The firm also noted witness accounts of forced deportations in Jordan, Turkey and Lebanon.

"The greatest challenge to the Syria response is the lack of inclusion of affected people in decision-making," it said. "With Europe being increasingly difficult to reach for Syrian refugees, the continued movement of Syrian refugees will put further strains on countries in and around the region."

A division of wealth

The world's poorest countries continue to shoulder the burden of the global refugee crisis, according to UNHCR, which says developing regions host 84% of all refugees. The U.N. refugee agency notes part of the reason is the many conflict-ridden countries by poor neighbors.

Such concerns have aired for years. Four years ago, the then-head of UNHCR, António Guterres, now the U.N. secretary-general, issued a warning to the world at a press conference in Geneva.

"Failing to provide enough humanitarian support for Syrian refugees by the end of 2014 could result in dramatic consequences for refugees and the stability of the entire region, including a serious security threat to Lebanon," he said of Lebanon’s refugee crisis, which, in 2018, was in its eighth year and putting a big strain on the small debt-ridden nation's weak economy.

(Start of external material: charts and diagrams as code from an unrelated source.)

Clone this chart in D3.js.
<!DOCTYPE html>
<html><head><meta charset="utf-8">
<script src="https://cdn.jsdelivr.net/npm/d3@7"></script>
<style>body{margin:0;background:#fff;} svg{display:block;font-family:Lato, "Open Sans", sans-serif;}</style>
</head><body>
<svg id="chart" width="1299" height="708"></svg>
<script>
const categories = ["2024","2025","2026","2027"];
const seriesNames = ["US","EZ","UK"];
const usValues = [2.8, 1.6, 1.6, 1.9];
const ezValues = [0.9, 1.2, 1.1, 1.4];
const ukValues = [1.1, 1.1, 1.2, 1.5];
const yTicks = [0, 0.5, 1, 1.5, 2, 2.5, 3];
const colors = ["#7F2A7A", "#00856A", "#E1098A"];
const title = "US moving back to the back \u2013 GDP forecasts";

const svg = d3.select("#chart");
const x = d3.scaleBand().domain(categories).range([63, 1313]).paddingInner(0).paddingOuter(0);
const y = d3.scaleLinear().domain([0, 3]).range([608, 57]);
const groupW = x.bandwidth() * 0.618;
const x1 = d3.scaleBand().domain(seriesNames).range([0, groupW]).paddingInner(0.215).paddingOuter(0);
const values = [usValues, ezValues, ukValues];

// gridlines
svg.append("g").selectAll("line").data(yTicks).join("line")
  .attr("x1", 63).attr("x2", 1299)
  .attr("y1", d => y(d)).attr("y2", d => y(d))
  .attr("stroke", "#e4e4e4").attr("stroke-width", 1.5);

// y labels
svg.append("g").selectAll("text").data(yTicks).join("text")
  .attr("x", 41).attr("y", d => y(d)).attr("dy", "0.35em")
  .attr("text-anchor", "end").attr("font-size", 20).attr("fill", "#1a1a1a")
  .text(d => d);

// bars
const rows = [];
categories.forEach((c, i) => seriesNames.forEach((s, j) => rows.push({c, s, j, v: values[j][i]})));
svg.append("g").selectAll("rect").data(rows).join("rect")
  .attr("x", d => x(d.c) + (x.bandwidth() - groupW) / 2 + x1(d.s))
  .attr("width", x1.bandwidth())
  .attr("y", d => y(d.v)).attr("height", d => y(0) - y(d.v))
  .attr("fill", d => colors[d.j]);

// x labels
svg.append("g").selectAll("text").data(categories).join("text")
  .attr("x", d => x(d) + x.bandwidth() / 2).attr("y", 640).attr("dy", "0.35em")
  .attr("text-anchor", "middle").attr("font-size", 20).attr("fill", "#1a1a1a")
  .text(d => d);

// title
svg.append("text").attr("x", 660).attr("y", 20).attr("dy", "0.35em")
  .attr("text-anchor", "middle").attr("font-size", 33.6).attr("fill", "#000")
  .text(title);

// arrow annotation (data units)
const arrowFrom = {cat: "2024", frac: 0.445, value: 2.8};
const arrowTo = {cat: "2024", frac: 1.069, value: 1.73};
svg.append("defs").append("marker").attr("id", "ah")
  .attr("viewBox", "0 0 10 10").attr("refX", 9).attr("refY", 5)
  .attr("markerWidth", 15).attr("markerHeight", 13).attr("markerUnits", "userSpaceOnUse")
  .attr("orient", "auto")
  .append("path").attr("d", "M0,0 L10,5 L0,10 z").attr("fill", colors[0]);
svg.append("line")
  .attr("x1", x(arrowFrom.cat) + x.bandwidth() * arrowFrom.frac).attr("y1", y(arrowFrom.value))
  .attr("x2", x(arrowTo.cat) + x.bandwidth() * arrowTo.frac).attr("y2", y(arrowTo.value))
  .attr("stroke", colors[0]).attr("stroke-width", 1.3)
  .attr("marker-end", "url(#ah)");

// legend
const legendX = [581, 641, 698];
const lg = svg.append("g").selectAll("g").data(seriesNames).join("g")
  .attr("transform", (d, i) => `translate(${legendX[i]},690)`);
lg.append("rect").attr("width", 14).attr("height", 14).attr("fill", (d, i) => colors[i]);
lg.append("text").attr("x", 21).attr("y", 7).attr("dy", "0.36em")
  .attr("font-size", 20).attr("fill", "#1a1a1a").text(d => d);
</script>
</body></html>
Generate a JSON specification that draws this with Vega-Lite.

When international donors pledged US$10.2 billion in loans and US$860 million in gifts to help Lebanon at a Paris conference in April, Lebanese Prime Minister Saad Hariri emphasized his nation's stability was at stake, and its collapse could affect the Middle East and Europe. Lebanon's 1 million refugees account for almost one of every four of its residents.

"It is not the stability of Lebanon alone," said Hariri, who noted Lebanon's growth shrunk to 1%, down from 8%. "This is the stability of the region and, therefore, of our world."

A few weeks later, at a European Union-hosted conference in Brussels, international donors pledged US$4.4 billion in humanitarian aid in 2018 for Syria and its neighbors who took in its refugees. That fell far short of the more than US$7 billion the United Nations sought.

Now, UNHCR and the international community are working on a global compact for refugees and migrants to improve the world's collective response and spread responsibility. Proponents hope the U.N. General Assembly will adopt it this year. The Intergovernmental Conference to Adopt the Global Compact for Safe, Orderly and Regular Migration takes place at Morocco in December.

A 'life-compass" ripped away

The fighting in Syria killed an estimated 450,000 people since President Bashar Assad's government cracked down on demonstrators in 2011.

"People in shelters. People in half-destroyed homes. People in detention centers. People living under the stars," Dominik Stillhart, operations director for the International Committee of the Red Cross, or ICRC, said in Brussels. "The life-compass of a generation has been ripped from their hands. Children are growing up, knowing nothing but fear and uncertainty, bomb and bullet."

Another US$3.4 billion was pledged for 2019 and 2010. But the U.N. says more than 5.6 million people fled Syria since then and millions more are displaced within Syria, making for 13 million Syrians who badly need humanitarian assistance. A quarter of Syria's population is displaced in neighboring countries like Lebanon, Jordan and Turkey.

Jordan's minister of water and irrigation, Ali Al-Ghezai, appealed in May for help from international organizations and donors to improve conditions for Jordan's Za’atari refugee camp, where thousands of Syrian refugees live, and its surrounding environment and water supply.

In response, the German government is investing millions of euros in Jordan's water and sanitation networks. “Jordan is facing an enormous pressure with regard to its scarce water resources and this pressure has been growing over the last years due to the influx of refugees," Germany's ambassador to Jordan, Birgitta Siefker-Eberle, said at the camp in May.